2008
90 minutes
rated R
By Scott Mendelson
Even in this day and age, the art of animation is still considered something primarily for the amusement of families and children. Even the more artistically challenging cartoons, be they Pixar films like Wall-E, or Hayao Miyazaki epics like Spirited Away, are inherently appropriate for children. As a result of this self-imposed (American?) segregation, there is still something uniquely shocking about seeing realistic or graphic violence in animated form. Be it the heavy-metal carnage of Japanese anime, or the occasional lethal violence in 1990s cartoons like Batman: The Animated Series or Gargoyles, the act of killing and scenes of bloodshed are that much more pungent when displayed in a medium that is still primarily known for entertaining the youngest of audiences.
As a result of this mindset, the tragic, violent true-life tale that concerns Waltz with Bashir is rendered even more powerful in animated form than it would likely have in live-action. Ari Foleman’s film is technically described as an ‘animated documentary’, and the term fits well enough. The animated recreations of historical events are no less in keeping with the genre than something like The Thin Blue Line. If this were a live-action documentary, it would feel like any other war story, albeit with a more intriguing narrative that propels said historical docudrama. But in the realm of animation, the brutal, bloody violence feels like even more of a violation when depicted as, to put it bluntly, a cartoon.

The film takes shape in documentary form, alternating between first-person testimonials and flashbacks (animated recreations) of the events of Israel’s campaign against Lebanon, which was in response to an assassination attempt on Israel’s UK ambassador. For those who do not know the history, I will not divulge the secrets that Folman uncovers, but it is a morally complicated situation involving morality in wartime, the responsibilities of occupiers, and the notion of evil occurring via good sitting silent.

Instead the film makes an effort to create a surreal template of what it feels like to be inside a war, inside a battle zone, and thus inside the mind of a soldier.
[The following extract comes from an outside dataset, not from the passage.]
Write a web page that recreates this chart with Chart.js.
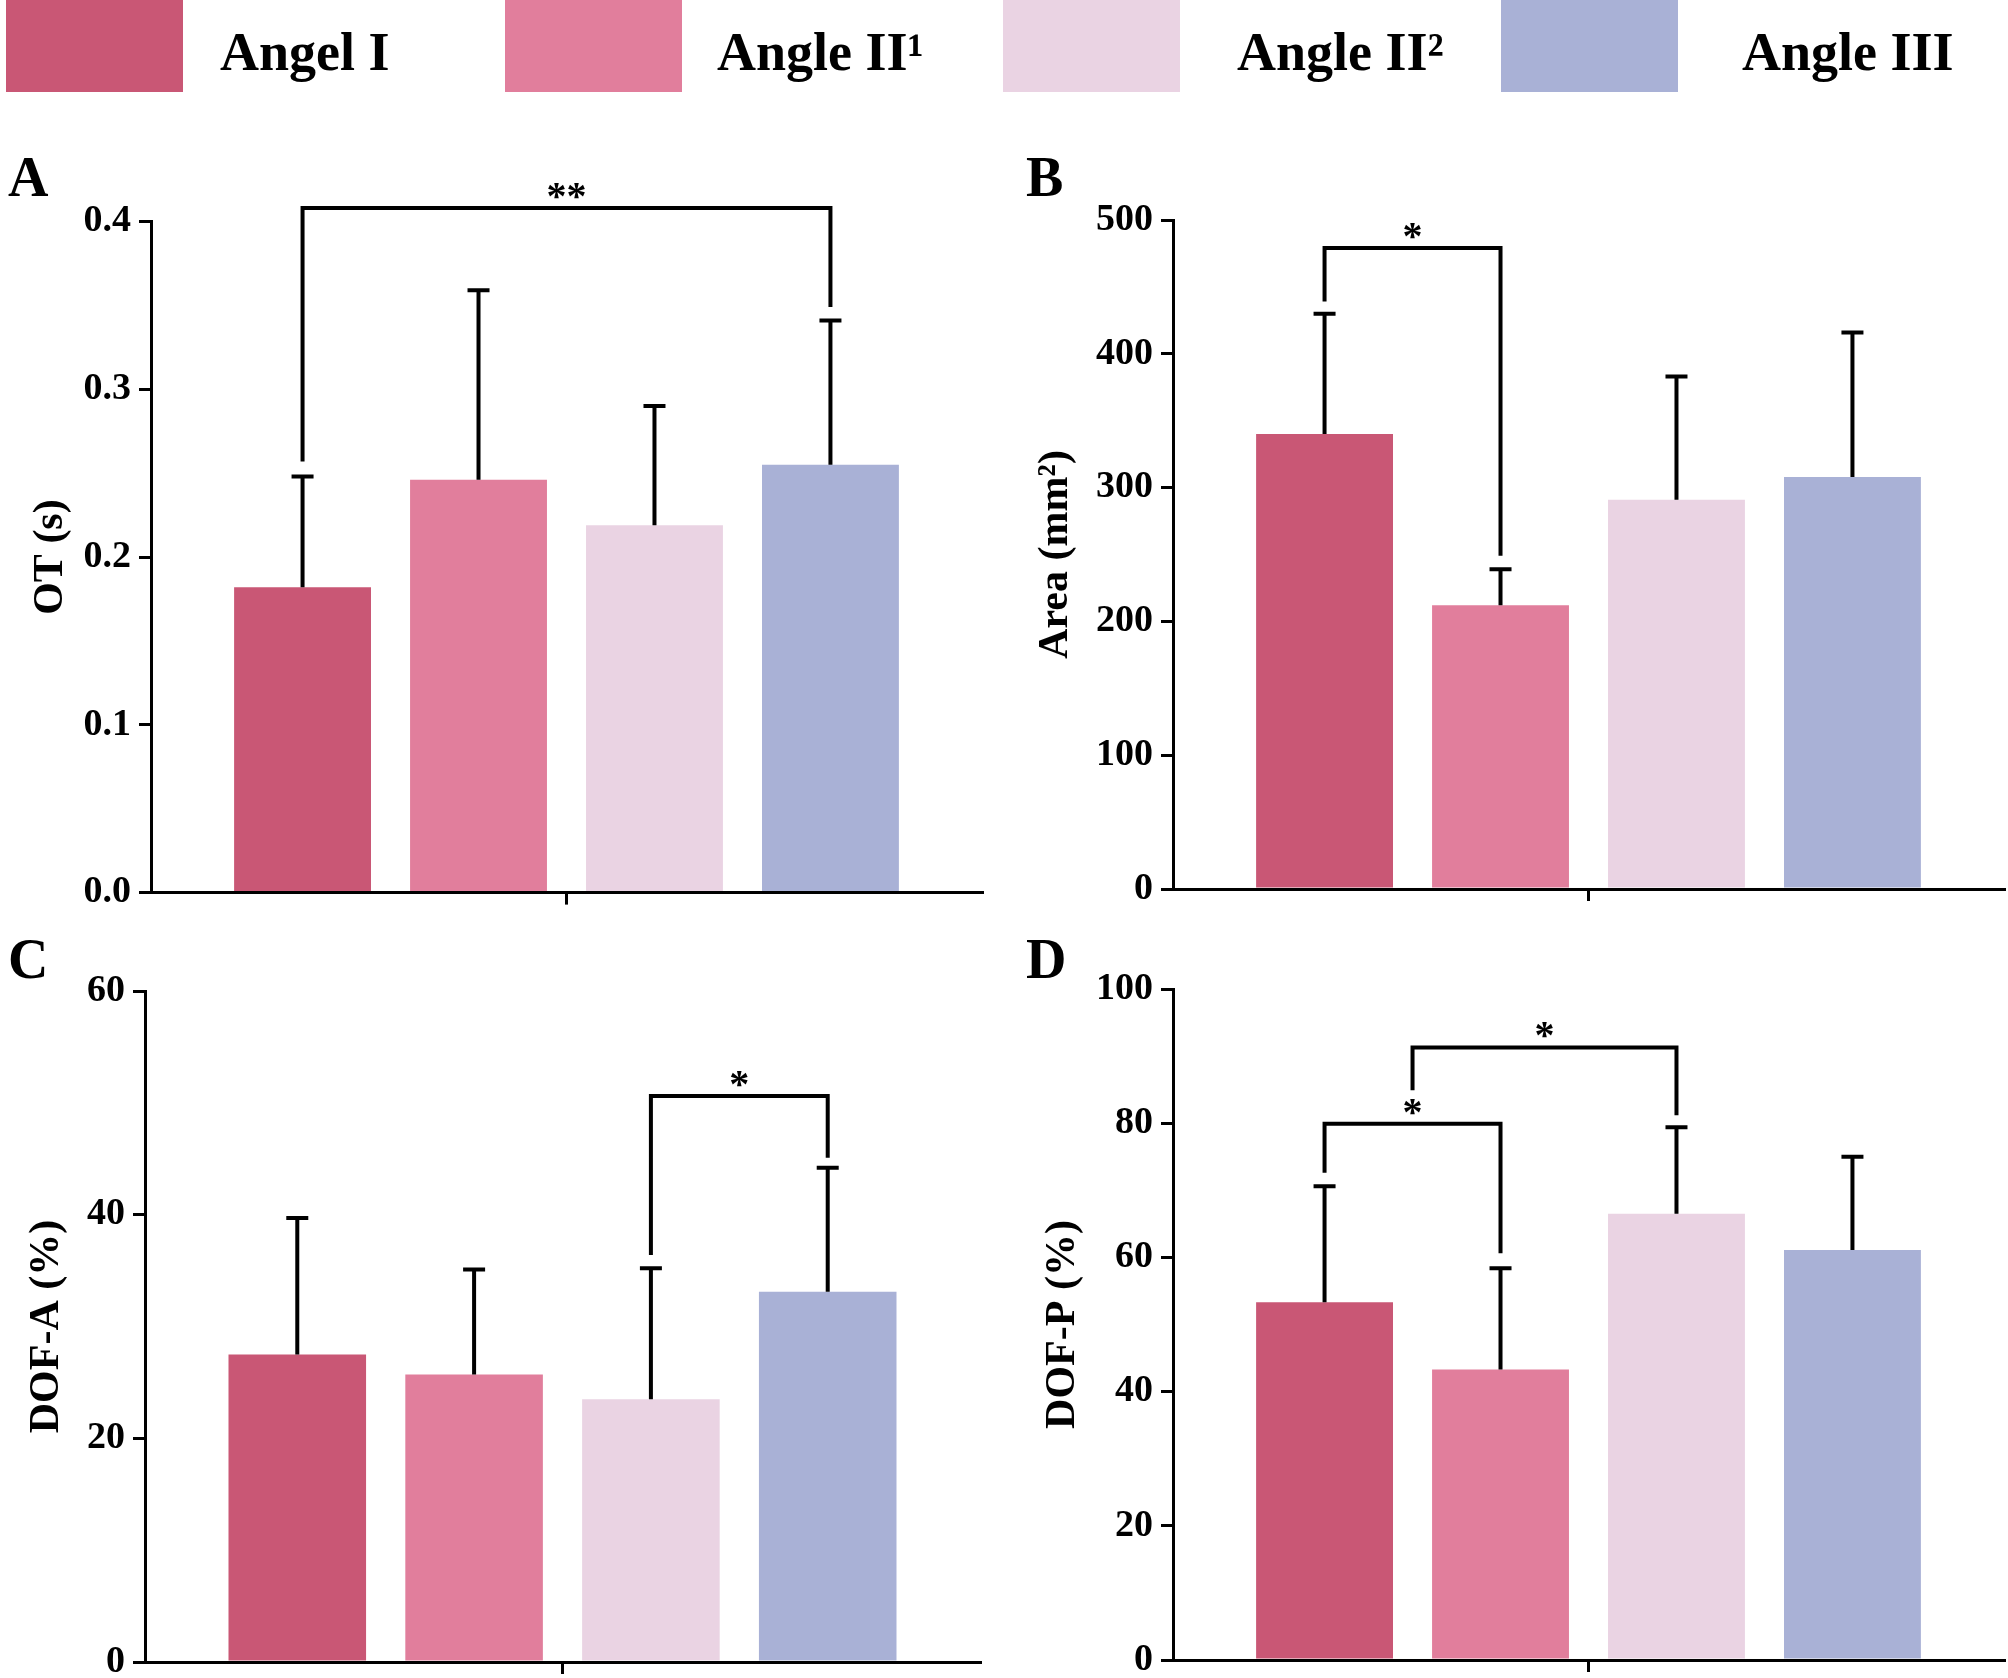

Ironically, the animated medium lends this footage a bizarre emotional realism that would not be as effective in live-action. The film is ultimately about the madness of war, and the madness that occurs in a combat zone. Not a new idea to be sure, but the stark drawings and vivid images make this timeworn cliché into something new and stunning. While animation often has the ability to show us things we’ve never seen before, it also has the ability to take old images and older stories and render them strikingly raw and blindly fresh. Waltz with Bashir acknowledges that war is hell, and then proceeds to give us a first-person view of that very unique form of purgatory, as well as the guilt and self-recrimination that comes from surviving it.